-- SOURCE EXCERPT --
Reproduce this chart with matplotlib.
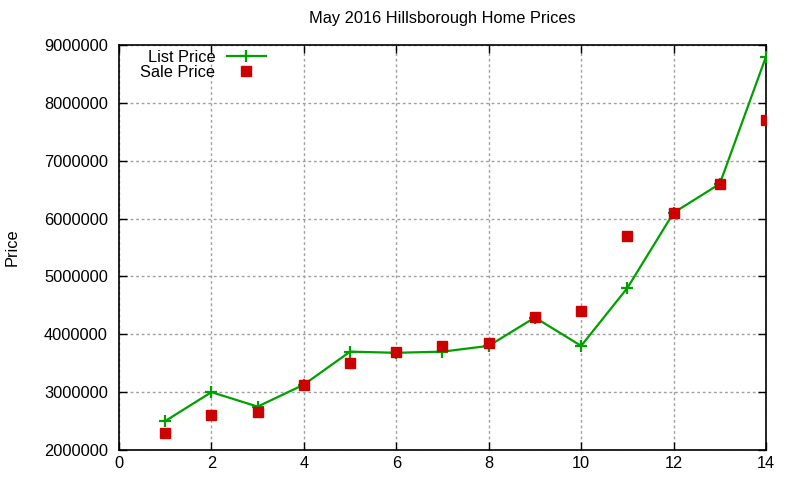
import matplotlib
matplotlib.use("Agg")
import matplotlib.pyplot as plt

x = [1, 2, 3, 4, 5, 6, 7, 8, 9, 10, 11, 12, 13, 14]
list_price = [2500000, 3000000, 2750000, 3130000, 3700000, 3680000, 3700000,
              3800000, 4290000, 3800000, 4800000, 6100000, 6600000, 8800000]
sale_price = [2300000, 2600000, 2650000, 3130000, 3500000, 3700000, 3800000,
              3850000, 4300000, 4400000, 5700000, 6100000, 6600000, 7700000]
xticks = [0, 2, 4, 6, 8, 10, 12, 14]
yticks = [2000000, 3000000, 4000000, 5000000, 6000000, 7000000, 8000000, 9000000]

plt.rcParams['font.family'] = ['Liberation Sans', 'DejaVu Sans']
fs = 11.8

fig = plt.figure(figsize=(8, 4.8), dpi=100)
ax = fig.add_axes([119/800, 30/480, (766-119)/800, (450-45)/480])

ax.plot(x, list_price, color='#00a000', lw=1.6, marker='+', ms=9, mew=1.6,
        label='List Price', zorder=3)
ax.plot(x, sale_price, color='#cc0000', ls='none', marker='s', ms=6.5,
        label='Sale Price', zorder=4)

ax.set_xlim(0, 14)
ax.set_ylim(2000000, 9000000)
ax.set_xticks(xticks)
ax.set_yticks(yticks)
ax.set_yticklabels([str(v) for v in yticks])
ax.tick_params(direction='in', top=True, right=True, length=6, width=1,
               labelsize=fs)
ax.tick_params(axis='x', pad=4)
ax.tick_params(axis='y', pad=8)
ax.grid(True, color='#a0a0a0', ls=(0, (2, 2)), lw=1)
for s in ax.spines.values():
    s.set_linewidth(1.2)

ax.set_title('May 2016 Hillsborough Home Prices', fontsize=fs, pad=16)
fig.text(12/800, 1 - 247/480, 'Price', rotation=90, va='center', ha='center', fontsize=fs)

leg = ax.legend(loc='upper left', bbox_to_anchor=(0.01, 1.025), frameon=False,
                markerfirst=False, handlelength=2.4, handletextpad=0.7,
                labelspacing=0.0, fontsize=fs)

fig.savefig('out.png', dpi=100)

-- WHAT IS NEEDED --
Leave out all pictures, then copy the remaining material exactly.

-- WRITTEN REPLY --
Reproduce this chart with matplotlib.
import matplotlib
matplotlib.use("Agg")
import matplotlib.pyplot as plt

x = [1, 2, 3, 4, 5, 6, 7, 8, 9, 10, 11, 12, 13, 14]
list_price = [2500000, 3000000, 2750000, 3130000, 3700000, 3680000, 3700000,
              3800000, 4290000, 3800000, 4800000, 6100000, 6600000, 8800000]
sale_price = [2300000, 2600000, 2650000, 3130000, 3500000, 3700000, 3800000,
              3850000, 4300000, 4400000, 5700000, 6100000, 6600000, 7700000]
xticks = [0, 2, 4, 6, 8, 10, 12, 14]
yticks = [2000000, 3000000, 4000000, 5000000, 6000000, 7000000, 8000000, 9000000]

plt.rcParams['font.family'] = ['Liberation Sans', 'DejaVu Sans']
fs = 11.8

fig = plt.figure(figsize=(8, 4.8), dpi=100)
ax = fig.add_axes([119/800, 30/480, (766-119)/800, (450-45)/480])

ax.plot(x, list_price, color='#00a000', lw=1.6, marker='+', ms=9, mew=1.6,
        label='List Price', zorder=3)
ax.plot(x, sale_price, color='#cc0000', ls='none', marker='s', ms=6.5,
        label='Sale Price', zorder=4)

ax.set_xlim(0, 14)
ax.set_ylim(2000000, 9000000)
ax.set_xticks(xticks)
ax.set_yticks(yticks)
ax.set_yticklabels([str(v) for v in yticks])
ax.tick_params(direction='in', top=True, right=True, length=6, width=1,
               labelsize=fs)
ax.tick_params(axis='x', pad=4)
ax.tick_params(axis='y', pad=8)
ax.grid(True, color='#a0a0a0', ls=(0, (2, 2)), lw=1)
for s in ax.spines.values():
    s.set_linewidth(1.2)

ax.set_title('May 2016 Hillsborough Home Prices', fontsize=fs, pad=16)
fig.text(12/800, 1 - 247/480, 'Price', rotation=90, va='center', ha='center', fontsize=fs)

leg = ax.legend(loc='upper left', bbox_to_anchor=(0.01, 1.025), frameon=False,
                markerfirst=False, handlelength=2.4, handletextpad=0.7,
                labelspacing=0.0, fontsize=fs)

fig.savefig('out.png', dpi=100)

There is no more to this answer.